Traversing this schism of comprehension is so frustrating that many have resorted to giving up entirely, accepting the futility of such an exercise. In the context of American politics, no presidential candidate can ever be considered a Great Leader as defined above. An enhanced Ego is required to campaign, lobby, advertise, orate, and attempt to loom tall over other candidates. Ego is the extreme confidence of one’s self. Ego leads to pride, pride leads to arrogance, and arrogance is a dangerous sense of superiority. We all know where a sense of superiority leads.
The answer, I learned, is in the pronoun. When the word we is substituted for I, in any instance, a Collective Ego is created. A Collective Ego is more noble a confidence, and a more admirable goal for which a leader should strive. I argue that if some errant Executive proofreader were to replace all instances of the word I with We in every presidential speech, the public reception would be 35% more positive. 35% may sound arbitrary, but I will never back down from this figure until said errant Executive proofreader actually begins work and attempts to put my prediction to the test.

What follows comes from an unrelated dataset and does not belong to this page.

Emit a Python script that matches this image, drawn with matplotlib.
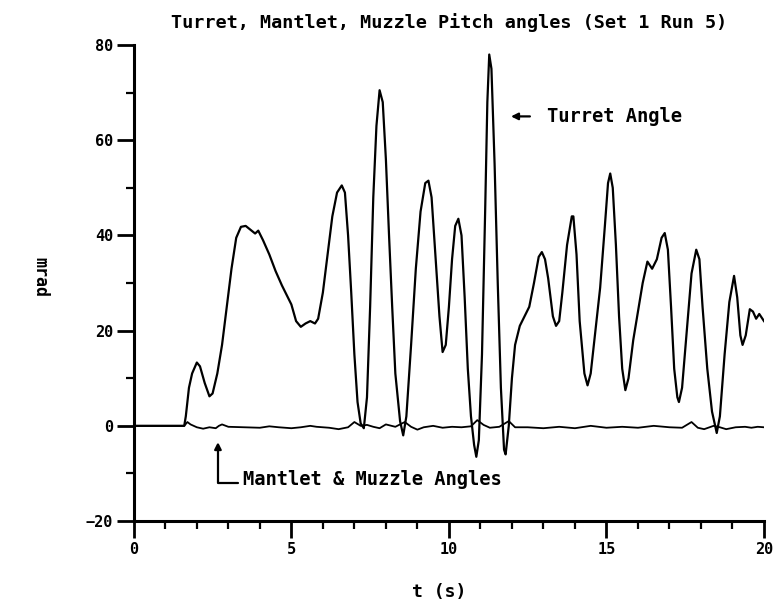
#!/usr/bin/env python3
"""Turret / mantlet / muzzle pitch angles, set 1 run 5."""

import matplotlib
matplotlib.use("Agg")
import matplotlib.pyplot as plt
from matplotlib.ticker import MultipleLocator

# turret pitch angle (mrad)
turret_t = [0, 1.6, 1.65, 1.75, 1.85, 2.0, 2.1, 2.25, 2.4, 2.5, 2.65, 2.8, 2.95,
            3.1, 3.25, 3.4, 3.55, 3.7, 3.85, 3.95, 4.1, 4.3, 4.5, 4.7, 4.85,
            5.0, 5.15, 5.3, 5.45, 5.6, 5.75, 5.85, 6.0, 6.15, 6.3, 6.45, 6.6,
            6.7, 6.8, 6.9, 7.0, 7.1, 7.2, 7.3, 7.4, 7.5, 7.6, 7.7, 7.8, 7.9,
            8.0, 8.1, 8.2, 8.3, 8.45, 8.55, 8.65, 8.8, 8.95, 9.1, 9.25, 9.35,
            9.45, 9.55, 9.7, 9.8, 9.9, 10.0, 10.1, 10.2, 10.3, 10.4, 10.5, 10.6,
            10.7, 10.8, 10.87, 10.95, 11.05, 11.15, 11.22, 11.28, 11.35, 11.45,
            11.55, 11.65, 11.75, 11.8, 11.9, 12.0, 12.1, 12.25, 12.4, 12.55,
            12.7, 12.85, 12.95, 13.05, 13.15, 13.3, 13.4, 13.5, 13.6, 13.75,
            13.9, 13.95, 14.05, 14.15, 14.3, 14.4, 14.5, 14.65, 14.8, 14.95,
            15.05, 15.12, 15.2, 15.3, 15.4, 15.5, 15.6, 15.7, 15.85, 16.0, 16.15,
            16.3, 16.45, 16.6, 16.75, 16.85, 16.95, 17.05, 17.15, 17.25, 17.3,
            17.4, 17.55, 17.7, 17.85, 17.95, 18.05, 18.2, 18.35, 18.5, 18.6,
            18.75, 18.9, 19.05, 19.15, 19.25, 19.32, 19.42, 19.55, 19.65, 19.75,
            19.85, 20.0]
turret_v = [0, 0, 2, 8, 11, 13.3, 12.5, 9, 6.2, 6.8, 11, 17, 25,
            33, 39.5, 41.8, 42, 41.2, 40.4, 41, 39, 36, 32.5, 29.5, 27.5,
            25.5, 22, 20.8, 21.5, 22, 21.5, 22.5, 28, 36, 44, 49, 50.5,
            49, 40, 28, 15, 5, 0.5, -0.5, 6, 25, 48, 63, 70.5, 68,
            56, 40, 25, 11, 1, -2, 2, 17, 33, 45, 51, 51.5,
            48, 38, 23, 15.5, 17, 25, 35, 42, 43.5, 40, 27, 12,
            2, -4, -6.5, -3, 15, 45, 68, 78, 75, 55,
            30, 8, -5, -6, 0, 10, 17, 21, 23, 25,
            30, 35.5, 36.5, 35, 31, 23, 21, 22, 28, 38,
            44, 44, 36, 22, 11, 8.5, 11, 20, 29, 42,
            51, 53, 50, 38, 23, 12, 7.5, 10, 18, 24, 30,
            34.5, 33, 35, 39.5, 40.5, 37, 25, 12, 6, 5,
            8, 20, 32, 37, 35, 25, 12, 3, -1.5, 2,
            15, 26, 31.5, 27, 19, 17, 19, 24.5, 24, 22.5,
            23.5, 22]

# mantlet & muzzle angles (mrad), small wiggle around zero
mantlet_t = [0, 1.6, 1.7, 1.8, 2.0, 2.2, 2.4, 2.6, 2.7, 2.8, 3.0, 3.5, 4.0,
             4.3, 4.6, 5.0, 5.3, 5.6, 5.8, 6.2, 6.5, 6.8, 7.0, 7.2, 7.4, 7.6,
             7.8, 8.0, 8.3, 8.6, 8.8, 9.0, 9.2, 9.5, 9.8, 10.1, 10.4, 10.7,
             10.9, 11.1, 11.3, 11.6, 11.9, 12.1, 12.5, 13.0, 13.5, 14.0, 14.5,
             15.0, 15.5, 16.0, 16.5, 17.0, 17.4, 17.7, 17.9, 18.1, 18.4, 18.6,
             18.8, 19.1, 19.4, 19.6, 19.8, 20.0]
mantlet_v = [0, 0, 0.8, 0.3, -0.3, -0.6, -0.3, -0.5, 0, 0.3, -0.2, -0.3, -0.4,
             -0.1, -0.3, -0.5, -0.3, 0, -0.2, -0.4, -0.7, -0.3, 0.8, 0, 0.2, -0.2,
             -0.5, 0.3, -0.2, 0.8, -0.2, -0.8, -0.3, 0, -0.4, -0.2, -0.3, -0.1,
             1.2, 0.2, -0.4, -0.2, 1.0, -0.3, -0.3, -0.5, -0.2, -0.5, 0,
             -0.4, -0.2, -0.4, 0, -0.3, -0.4, 0.8, -0.4, -0.7, 0, -0.3,
             -0.7, -0.3, -0.2, -0.4, -0.2, -0.3]

FONT = dict(family="DejaVu Sans Mono", weight="bold")

fig = plt.figure(figsize=(7.78, 6.08), dpi=100)
ax = fig.add_axes([0.172, 0.143, 0.81, 0.783])

ax.plot(turret_t, turret_v, color="black", lw=1.6)
ax.plot(mantlet_t, mantlet_v, color="black", lw=1.3)

ax.set_xlim(0, 20)
ax.set_ylim(-20, 80)
ax.xaxis.set_major_locator(MultipleLocator(5))
ax.xaxis.set_minor_locator(MultipleLocator(1))
ax.yaxis.set_major_locator(MultipleLocator(20))
ax.yaxis.set_minor_locator(MultipleLocator(10))
ax.tick_params(which="major", length=12, width=2, direction="out",
               labelsize=11, pad=3)
ax.tick_params(which="minor", length=6, width=1.6, direction="out")
for lab in ax.get_xticklabels() + ax.get_yticklabels():
    lab.set(**FONT)

for s in ("top", "right"):
    ax.spines[s].set_visible(False)
for s in ("left", "bottom"):
    ax.spines[s].set_linewidth(2.2)

ax.set_title("Turret, Mantlet, Muzzle Pitch angles (Set 1 Run 5)",
             fontsize=13.3, pad=12, **FONT)
fig.text(0.565, 0.027, "t (s)", ha="center", va="center", fontsize=13, **FONT)
fig.text(0.052, 0.545, "mrad", ha="center", va="center", rotation=-90,
         fontsize=12, **FONT)

ax.annotate("Turret Angle", xy=(11.97, 65), xytext=(13.1, 65),
            va="center", ha="left", fontsize=13.5, **FONT,
            arrowprops=dict(arrowstyle="-|>", color="black", lw=1.6,
                            mutation_scale=10, shrinkA=10, shrinkB=0))
ax.annotate("", xy=(2.67, -3.4), xytext=(3.3, -12),
            arrowprops=dict(arrowstyle="-|>", color="black", lw=1.6,
                            mutation_scale=10, shrinkA=0, shrinkB=0,
                            connectionstyle="angle,angleA=180,angleB=90,rad=0"))
ax.text(3.46, -11.3, "Mantlet & Muzzle Angles", va="center", ha="left",
        fontsize=13.5, **FONT)

fig.savefig("out.png", dpi=100)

Looking to presidential candidates, it seems Barack Obama has the fullest grasp on this concept. His Super Tuesday speech on February 5, 2008 included his declaration that “change will not come if we wait for some other person or some other time. We are the ones we’ve been waiting for. We are the change that we seek.” Here, the pronoun is the means and the end! I realize this is all drifting into the abstract and cerebral, so I will make my way back to the point…
Arrogance is a danger every leader faces. By definition, a leader is more susceptible to arrogance than the rest of us. George W. Bush fell prey to Ego Fallout when he rebelliously declared, in response to a satirical website, “There ought to be limits to freedom.” Whose freedom exactly? He was not wont to say.
The point of all this is that whomever we elect president next, whether Democrat or Republican, should embrace the Collective Ego and use it liberally in speeches as much as in morning-time discussions over coffee. A president or presidential candidate who makes an honest attempt at replacing I with We, reinforces the notion that everyone in this country faces the rest of the world together. This simple idea should be at the core of whatever value system lies above it. We is America’s common denominator.